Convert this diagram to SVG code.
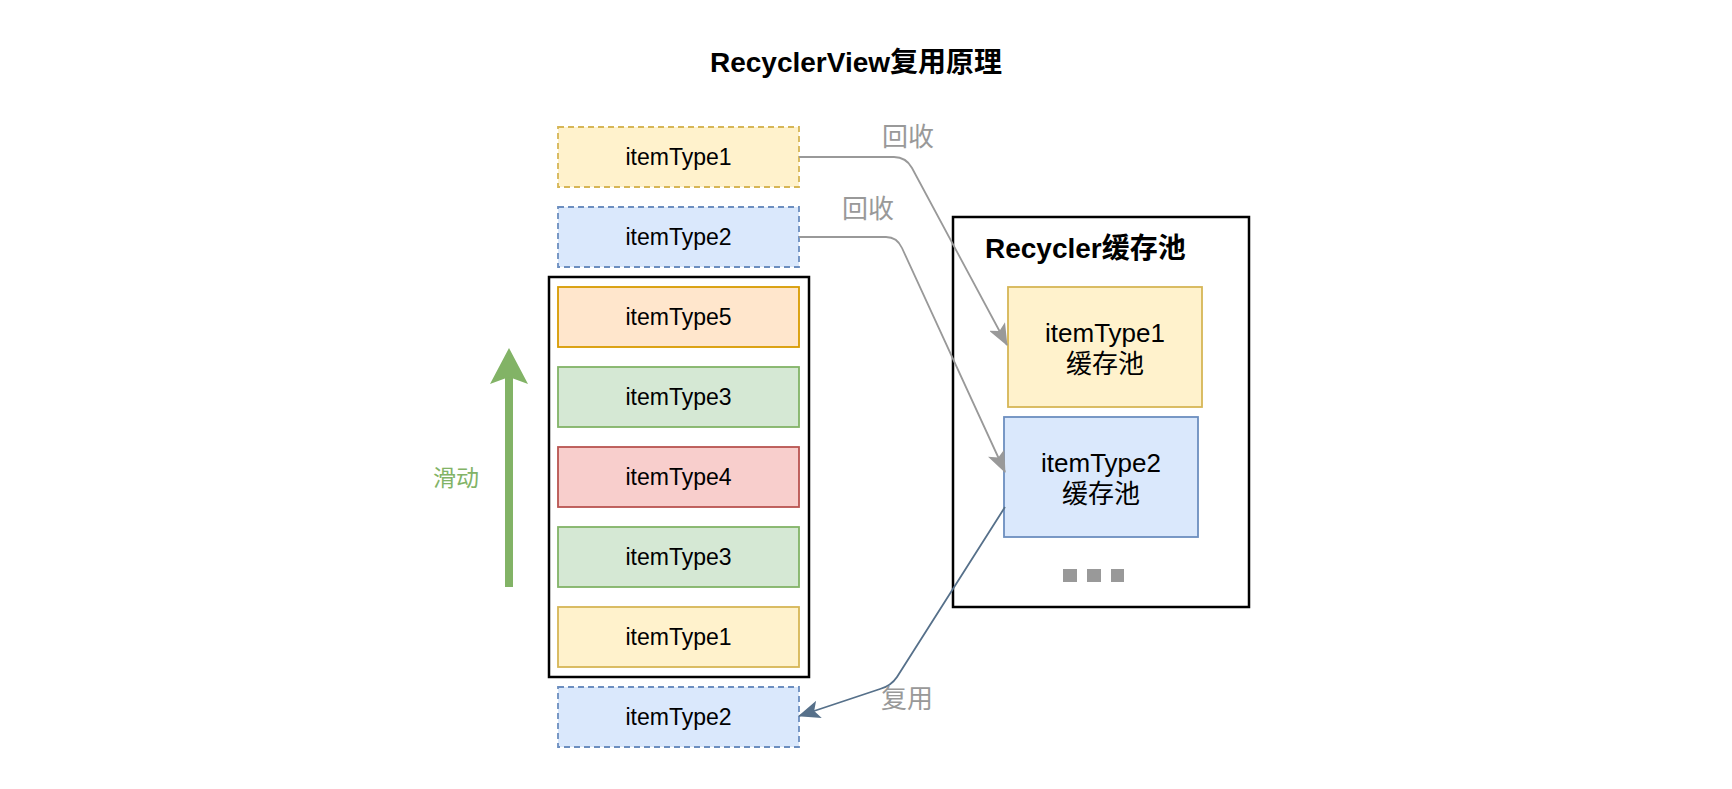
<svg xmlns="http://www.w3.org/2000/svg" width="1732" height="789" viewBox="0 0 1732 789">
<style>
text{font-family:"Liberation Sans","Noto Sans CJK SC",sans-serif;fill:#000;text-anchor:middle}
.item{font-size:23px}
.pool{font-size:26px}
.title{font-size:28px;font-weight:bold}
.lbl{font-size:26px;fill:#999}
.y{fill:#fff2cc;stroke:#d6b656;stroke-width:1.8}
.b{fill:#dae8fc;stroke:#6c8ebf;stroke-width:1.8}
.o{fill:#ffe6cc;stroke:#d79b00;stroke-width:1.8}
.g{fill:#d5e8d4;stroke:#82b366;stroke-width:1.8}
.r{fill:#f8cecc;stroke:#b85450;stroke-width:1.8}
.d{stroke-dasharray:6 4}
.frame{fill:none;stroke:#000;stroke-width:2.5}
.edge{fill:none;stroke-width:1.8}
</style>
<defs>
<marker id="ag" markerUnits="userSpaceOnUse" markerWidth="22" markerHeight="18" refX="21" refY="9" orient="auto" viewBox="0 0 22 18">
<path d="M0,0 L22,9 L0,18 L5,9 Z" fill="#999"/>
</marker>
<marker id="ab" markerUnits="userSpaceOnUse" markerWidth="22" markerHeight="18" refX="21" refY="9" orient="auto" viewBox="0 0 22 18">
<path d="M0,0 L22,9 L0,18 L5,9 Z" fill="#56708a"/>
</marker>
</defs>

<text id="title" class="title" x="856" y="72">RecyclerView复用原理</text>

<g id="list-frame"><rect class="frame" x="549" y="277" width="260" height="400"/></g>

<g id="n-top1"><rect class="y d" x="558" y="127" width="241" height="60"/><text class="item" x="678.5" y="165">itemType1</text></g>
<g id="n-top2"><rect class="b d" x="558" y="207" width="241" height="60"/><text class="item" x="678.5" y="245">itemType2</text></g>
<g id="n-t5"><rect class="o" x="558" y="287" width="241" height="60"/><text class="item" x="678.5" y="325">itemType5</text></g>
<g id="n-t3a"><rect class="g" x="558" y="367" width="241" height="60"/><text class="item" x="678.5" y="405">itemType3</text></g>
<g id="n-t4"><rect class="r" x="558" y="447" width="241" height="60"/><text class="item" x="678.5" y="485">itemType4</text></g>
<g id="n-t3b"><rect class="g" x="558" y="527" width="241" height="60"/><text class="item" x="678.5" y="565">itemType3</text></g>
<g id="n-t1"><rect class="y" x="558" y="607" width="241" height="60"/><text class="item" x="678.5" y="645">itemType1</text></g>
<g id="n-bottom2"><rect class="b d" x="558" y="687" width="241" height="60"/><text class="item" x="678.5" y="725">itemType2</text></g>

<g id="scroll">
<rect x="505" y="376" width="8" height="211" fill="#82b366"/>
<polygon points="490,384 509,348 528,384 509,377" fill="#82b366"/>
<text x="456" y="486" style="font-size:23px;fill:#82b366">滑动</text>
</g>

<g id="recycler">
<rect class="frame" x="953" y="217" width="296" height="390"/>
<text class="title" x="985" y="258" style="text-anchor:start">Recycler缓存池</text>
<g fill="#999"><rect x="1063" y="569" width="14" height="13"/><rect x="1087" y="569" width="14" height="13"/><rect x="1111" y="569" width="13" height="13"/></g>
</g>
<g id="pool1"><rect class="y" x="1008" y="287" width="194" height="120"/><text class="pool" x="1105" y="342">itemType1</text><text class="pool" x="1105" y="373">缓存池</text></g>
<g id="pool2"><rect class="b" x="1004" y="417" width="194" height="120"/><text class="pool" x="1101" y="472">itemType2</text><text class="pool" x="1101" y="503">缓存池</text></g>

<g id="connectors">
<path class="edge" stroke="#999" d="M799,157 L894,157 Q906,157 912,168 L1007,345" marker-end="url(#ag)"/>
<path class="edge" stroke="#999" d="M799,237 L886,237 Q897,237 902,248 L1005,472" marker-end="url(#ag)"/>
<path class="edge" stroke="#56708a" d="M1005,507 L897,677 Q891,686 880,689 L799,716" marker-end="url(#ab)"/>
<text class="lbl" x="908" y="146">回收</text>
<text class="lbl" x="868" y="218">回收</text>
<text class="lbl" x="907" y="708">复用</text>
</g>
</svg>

****

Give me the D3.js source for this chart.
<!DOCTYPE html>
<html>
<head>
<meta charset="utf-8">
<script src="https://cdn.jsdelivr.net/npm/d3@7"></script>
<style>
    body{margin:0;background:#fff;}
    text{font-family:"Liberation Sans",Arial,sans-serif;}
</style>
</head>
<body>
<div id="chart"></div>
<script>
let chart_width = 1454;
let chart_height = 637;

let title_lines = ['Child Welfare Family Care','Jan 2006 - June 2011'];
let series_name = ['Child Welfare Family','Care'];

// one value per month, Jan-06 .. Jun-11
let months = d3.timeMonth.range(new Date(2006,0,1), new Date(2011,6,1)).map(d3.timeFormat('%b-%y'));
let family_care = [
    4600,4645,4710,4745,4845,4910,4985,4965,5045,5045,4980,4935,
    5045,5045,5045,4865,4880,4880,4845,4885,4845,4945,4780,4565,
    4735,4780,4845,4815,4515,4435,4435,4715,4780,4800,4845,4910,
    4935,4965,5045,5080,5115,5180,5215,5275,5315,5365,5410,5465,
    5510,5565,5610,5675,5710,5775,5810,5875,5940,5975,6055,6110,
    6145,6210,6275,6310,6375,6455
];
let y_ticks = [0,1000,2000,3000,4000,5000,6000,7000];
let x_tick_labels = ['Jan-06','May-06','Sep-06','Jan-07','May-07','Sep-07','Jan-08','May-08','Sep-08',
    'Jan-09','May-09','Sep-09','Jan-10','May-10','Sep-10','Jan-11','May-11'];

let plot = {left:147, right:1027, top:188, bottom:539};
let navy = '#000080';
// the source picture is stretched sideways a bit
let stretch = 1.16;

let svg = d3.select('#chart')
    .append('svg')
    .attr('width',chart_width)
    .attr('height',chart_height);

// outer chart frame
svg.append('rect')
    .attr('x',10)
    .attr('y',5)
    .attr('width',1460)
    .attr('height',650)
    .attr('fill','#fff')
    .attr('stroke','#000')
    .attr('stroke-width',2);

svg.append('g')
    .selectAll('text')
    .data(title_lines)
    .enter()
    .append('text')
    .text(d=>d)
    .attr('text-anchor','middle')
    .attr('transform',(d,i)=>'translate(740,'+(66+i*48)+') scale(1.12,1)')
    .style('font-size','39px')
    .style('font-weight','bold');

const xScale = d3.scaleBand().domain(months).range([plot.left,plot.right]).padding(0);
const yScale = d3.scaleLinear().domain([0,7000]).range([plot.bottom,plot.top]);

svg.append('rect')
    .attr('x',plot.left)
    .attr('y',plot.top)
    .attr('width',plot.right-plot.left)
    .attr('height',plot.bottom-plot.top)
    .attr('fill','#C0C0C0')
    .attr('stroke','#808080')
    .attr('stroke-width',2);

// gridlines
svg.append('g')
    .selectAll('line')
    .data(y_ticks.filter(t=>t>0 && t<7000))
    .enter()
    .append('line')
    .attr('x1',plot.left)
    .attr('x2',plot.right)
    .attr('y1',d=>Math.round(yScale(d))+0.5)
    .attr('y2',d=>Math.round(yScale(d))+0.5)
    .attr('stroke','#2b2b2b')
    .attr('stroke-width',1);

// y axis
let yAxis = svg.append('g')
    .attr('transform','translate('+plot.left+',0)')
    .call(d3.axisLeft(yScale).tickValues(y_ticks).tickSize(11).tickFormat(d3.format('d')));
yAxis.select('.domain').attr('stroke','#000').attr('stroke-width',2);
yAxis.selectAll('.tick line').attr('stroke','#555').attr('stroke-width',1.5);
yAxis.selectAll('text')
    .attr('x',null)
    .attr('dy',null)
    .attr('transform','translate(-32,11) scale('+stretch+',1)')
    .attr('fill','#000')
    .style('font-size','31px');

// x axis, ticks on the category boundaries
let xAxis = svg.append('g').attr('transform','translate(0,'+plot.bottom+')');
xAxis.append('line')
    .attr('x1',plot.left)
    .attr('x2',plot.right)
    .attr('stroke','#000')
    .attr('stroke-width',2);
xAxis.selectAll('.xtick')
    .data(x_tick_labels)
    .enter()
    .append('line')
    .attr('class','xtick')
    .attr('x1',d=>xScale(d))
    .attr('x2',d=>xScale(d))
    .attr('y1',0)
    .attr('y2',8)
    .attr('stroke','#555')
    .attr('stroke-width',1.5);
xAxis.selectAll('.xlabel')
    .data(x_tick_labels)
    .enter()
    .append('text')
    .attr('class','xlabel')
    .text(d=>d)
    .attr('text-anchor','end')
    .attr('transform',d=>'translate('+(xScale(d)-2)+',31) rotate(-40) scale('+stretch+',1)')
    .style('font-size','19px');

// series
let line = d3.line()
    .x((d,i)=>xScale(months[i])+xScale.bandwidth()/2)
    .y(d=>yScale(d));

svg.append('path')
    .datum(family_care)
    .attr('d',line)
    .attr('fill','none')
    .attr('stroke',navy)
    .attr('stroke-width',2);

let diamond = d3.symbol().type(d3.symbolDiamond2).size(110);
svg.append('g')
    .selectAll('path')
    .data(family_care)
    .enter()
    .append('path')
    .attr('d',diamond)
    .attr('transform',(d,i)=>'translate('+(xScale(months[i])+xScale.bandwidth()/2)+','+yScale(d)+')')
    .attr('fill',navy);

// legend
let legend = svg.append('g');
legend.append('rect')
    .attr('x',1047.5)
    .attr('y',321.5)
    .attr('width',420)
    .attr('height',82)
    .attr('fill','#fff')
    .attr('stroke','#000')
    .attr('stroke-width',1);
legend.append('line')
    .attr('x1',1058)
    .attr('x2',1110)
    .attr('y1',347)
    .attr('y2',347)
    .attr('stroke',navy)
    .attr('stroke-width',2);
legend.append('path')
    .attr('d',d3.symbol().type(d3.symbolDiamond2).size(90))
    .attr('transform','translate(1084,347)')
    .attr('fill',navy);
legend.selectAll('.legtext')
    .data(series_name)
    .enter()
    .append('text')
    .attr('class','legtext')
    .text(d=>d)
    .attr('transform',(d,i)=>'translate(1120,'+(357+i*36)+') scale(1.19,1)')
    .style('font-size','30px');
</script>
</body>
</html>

****

▸ Task
Lines containing the string "source" are to be selected and copied.

▸ Correct output
Give me the D3.js source for this chart.
// the source picture is stretched sideways a bit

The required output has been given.